Reilly diventa la necessaria premessa, allora, al lavoro di Patrick Jacobs; le installazioni dell’artista americano sono delle aperture verso i mondi dell’alterità, laddove forma estetica e struttura formale del paesaggio si trasformano in ricerca estetica dal valore metafisico. L’essere al centro di questa nuova funzione estetica significa identificare il luogo, inteso come landscape dell’alterità, come detonatore dell’accadere artistico, rendendolo relazionale alla mutazione della visione. Reale e più del reale che, attraverso l’entropia del sistema natura, diventano ricerca di Bellezza, quella funzione estetica che a noi, imprigionati sulla superficie del pianeta, viene quasi sempre fisicamente negata ma che è possibile nel mondo del sogno. Perché, in fondo, noi siamo e restiamo dreamers.

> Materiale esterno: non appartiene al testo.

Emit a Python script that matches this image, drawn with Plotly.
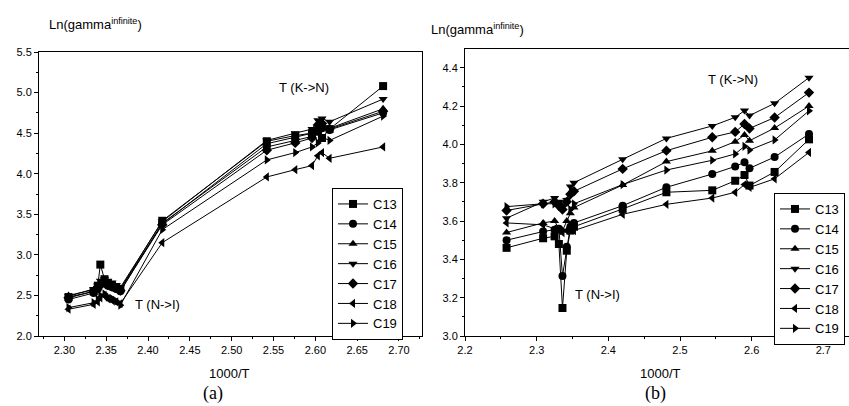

Nella condizione di consapevole ibridazione della natura l’umano, quindi, sceglie la presunzione di essere creatore egli stesso, manipolando la terra e gli esseri che ci vivono; questa follia degenerativa si rappresenta, simbolicamente, nel mulo, l’animale che l’uomo crea e che, senza l’intervento umano, non sopravviverà non potendosi, infatti, riprodurre. Il mulo diventa, allora, la metafora della nostra stessa esistenza ridelegando all’umano la scelta di far continuare a vivere il pianeta o di distruggerlo del tutto. Una assunzione di responsabilità prima che la natura stessa rifiuti definitivamente quello che lo scrittore americano Philip Dick definiva:
“Fragile, bipede, senziente e parassita del pianeta Terra”.